Incidents and objects
An incident or case is an event in which data or a system may possibly be compromised. An object represents a type of data.
Users or apps can create incidents in Orchestration & Automation. You can monitor the status from the start to the resolution of the incident.
A playbook uses objects to classify types of data. You select an object type when you create a
playbook, script, rule or workflow. The object type specifies which type of data you wish to act on.
An incident is considered an object, and it has the following child objects:
- Task. A unit of work to be accomplished by a user, device or process. Orchestration & Automation handles some tasks automatically. Other tasks can be assigned to users, which they accomplish manually and mark them as complete when done. Incident owners can track the progress of the various tasks.

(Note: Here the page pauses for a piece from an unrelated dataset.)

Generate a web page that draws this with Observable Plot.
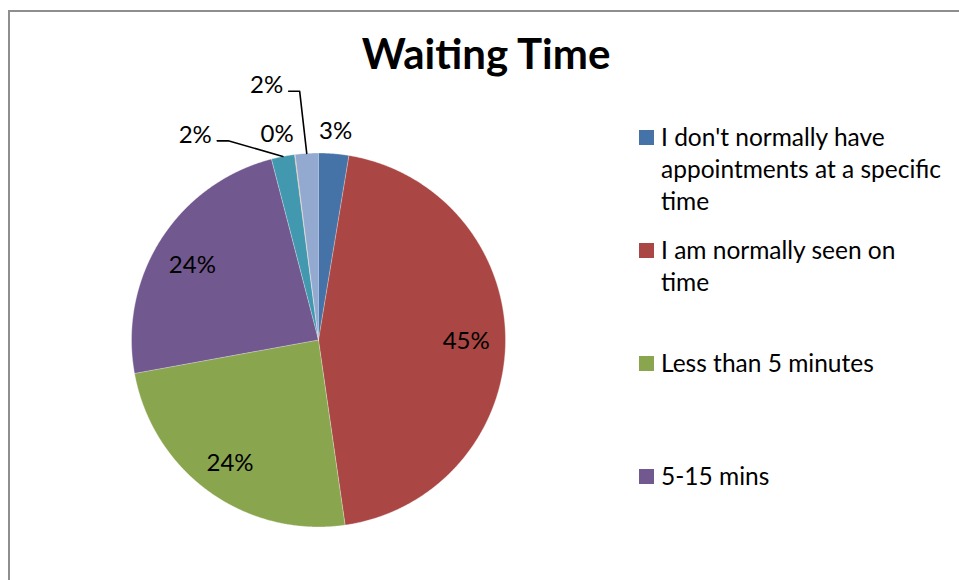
<!DOCTYPE html>
<html><head><meta charset="utf-8">
<script src="https://cdn.jsdelivr.net/npm/d3@7"></script>
<script src="https://cdn.jsdelivr.net/npm/@observablehq/plot@0.6"></script>
<style>
body{margin:0;background:#fff;}
#wrap{position:relative;width:959px;height:580px;overflow:hidden;font-family:Lato,sans-serif;background:#fff;}
#frame{position:absolute;left:8px;top:10px;width:1000px;height:700px;border-left:2px solid #8e8e8e;border-top:2px solid #8e8e8e;}
#chart{position:absolute;left:0;top:0;}
#title{position:absolute;left:286px;top:32px;width:400px;text-align:center;font-weight:bold;font-size:42px;line-height:42px;color:#000;}
.item{position:absolute;left:639px;width:315px;}
.sw{position:absolute;left:0;width:15px;height:15px;top:9px}
.lab{position:absolute;left:22px;width:285px;font-size:24.5px;line-height:32px;color:#000;}
</style></head><body>
<div id="wrap"><div id="frame"></div><div id="chart"></div><div id="title">Waiting Time</div><div id="legend"></div></div>
<script>
const categories = [
  "I don't normally have appointments at a specific time",
  "I am normally seen on time",
  "Less than 5 minutes",
  "5-15 mins",
  "15-30 mins",
  "30-60 mins",
  "More than 1 hour"
];
const values = [2.6, 45.1, 24.4, 23.8, 2.0, 0.05, 2.0];
const colors = ["#4572A7", "#AA4643", "#89A54E", "#71588F", "#4198AF", "#DB843D", "#93A9CF"];
const legendShown = 4;

// layout
const cx = 318, cy = 339.5, R = 187;
const deg = Math.PI / 180;
// label placement: angle (null = slice middle) and radius factor
const labelLayout = [
  {angle: null, k: 1.12},
  {angle: null, k: 0.79},
  {angle: null, k: 0.81},
  {angle: null, k: 0.80, dy: 6},
  {angle: 329 * deg, k: 1.28, leader: true},
  {angle: 348.6 * deg, k: 1.12},
  {angle: 348.5 * deg, k: 1.39, leader: true}
];

const rows = categories.map((c, i) => ({category: c, value: values[i], color: colors[i]}));
const arcs = d3.pie().sort(null).value(d => d.value)(rows);

const slicePts = [];
arcs.forEach((a, i) => {
  const n = Math.max(2, Math.ceil((a.endAngle - a.startAngle) / 0.005));
  slicePts.push({k: i, x: cx, y: cy, fill: colors[i]});
  for (let j = 0; j <= n; j++) {
    const t = a.startAngle + (a.endAngle - a.startAngle) * j / n;
    slicePts.push({k: i, x: cx + R * Math.sin(t), y: cy - R * Math.cos(t), fill: colors[i]});
  }
});

const labels = [];
const leaders = [];
arcs.forEach((a, i) => {
  const L = labelLayout[i];
  const mid = (a.startAngle + a.endAngle) / 2;
  const ang = L.angle == null ? mid : L.angle;
  const lx = cx + L.k * R * Math.sin(ang);
  const ly = cy - L.k * R * Math.cos(ang) + (L.dy || 0);
  labels.push({x: lx, y: ly, text: Math.round(a.data.value) + "%"});
  if (L.leader) {
    leaders.push({k: i, x: cx + R * Math.sin(mid), y: cy - R * Math.cos(mid)});
    leaders.push({k: i, x: lx + 33, y: ly + 6});
    leaders.push({k: i, x: lx + 22, y: ly + 6});
  }
});

const plot = Plot.plot({
  width: 959, height: 580,
  margin: 0,
  x: {type: "identity", axis: null},
  y: {type: "identity", axis: null},
  color: {type: "identity"},
  style: {background: "transparent", fontFamily: "Lato, sans-serif"},
  marks: [
    Plot.line(slicePts, {x: "x", y: "y", z: "k", fill: "fill", stroke: "#ffffff", strokeWidth: 0.7, strokeOpacity: 0.5, curve: "linear"}),
    Plot.line(leaders, {x: "x", y: "y", z: "k", stroke: "#000", strokeWidth: 1.6}),
    Plot.text(labels, {x: "x", y: "y", text: "text", fontSize: 24, fill: "#000"})
  ]
});
document.getElementById("chart").appendChild(plot);

const legend = document.getElementById("legend");
rows.slice(0, legendShown).forEach((r, i) => {
  const it = document.createElement("div");
  it.className = "item";
  it.style.top = (121 + i * 113) + "px";
  const sw = document.createElement("div");
  sw.className = "sw";
  sw.style.background = r.color;
  const lab = document.createElement("div");
  lab.className = "lab";
  lab.textContent = r.category;
  it.appendChild(sw); it.appendChild(lab);
  legend.appendChild(it);
});
</script>
</body></html>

- Note. Text added to an incident or task that provides clarification or additional information.
- Attachment. A file uploaded and attached to an incident or task.
- Artifact. Data that supports or relates to the incident. Orchestration & Automation organizes artifacts by type, such as file name, MAC address, suspicious URL, MD5 and SHA1 file hashes, and more. An artifact can also have an attachment, such as an email, log file or malware sample.
- Milestone. A date for an important event within the incident timeline.
- Data Table. Field values organized in a tabular format.
- Email Message. An email message sent to the Orchestration & Automation application for analysis.
The task object can also have notes and attachments as child objects.
The parent-child relationship is important in that you can access an object's child or parent object's data in a single transaction (an instance of a rule, script or workflow), but you need another transaction to access another object.